Dietary fibre can be soluble or insoluble. Generally, soluble or fermentable fibre transforms into thick viscous syrup, which helps to delay the stomach emptying into the small intestine and thus stimulates a sense of fullness and satiety. This sense of fullness explains why some Nigerian meals are called “So’ku da’le” in Yoruba language, which loosely translates to “hold back hunger till sunset”. With those kind of meals, who needs snacks? The gel like viscous property of soluble fibre also reduces the absorption of sugar and controls the reabsorption of cholesterol from bile salts secreted into the small intestine by the liver. In the large intestine, the insoluble or non-fermentable fibre provides bulk and absorbs water to increase fecal weight and promote regularity. However, the gut bacteria degrade soluble fibre via fermentation to increase its population and diversity. The bioactive products of fermentation, such as short chain fatty acids are the main source of energy for the cell lining of the large intestine, which, in turn, produce a dense mucus wall that separates the gut bacteria from the lining of the large intestine. The gut bacteria thrive on the outer part of this wall, which contains food materials, and the inner layer of the mucus wall is protectively bacteria free.

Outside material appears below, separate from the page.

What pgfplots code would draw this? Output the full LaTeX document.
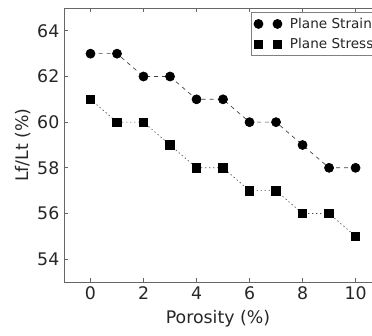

…the consumption of processed foods has been linked to the breaching of this mucus wall because in the absence of dietary fibre, the gut bacteria have metabolic flexibility to feed on the mucus wall that separates them from the intestinal lining.
However, the consumption of processed foods has been linked to the breaching of this mucus wall because in the absence of dietary fibre, the gut bacteria have metabolic flexibility to feed on the mucus wall that separates them from the intestinal lining. A compromised mucus wall may lead to infection and systemic inflammation and has been linked to irritable bowel syndrome, Crohn’s disease, type 2 diabetes and colon cancer. As one author noted, “the gut bacteria will feed on you if you don’t feed them”. To reinforce the message again, 2021 is the International Year of Fruits and Vegetables. You should care.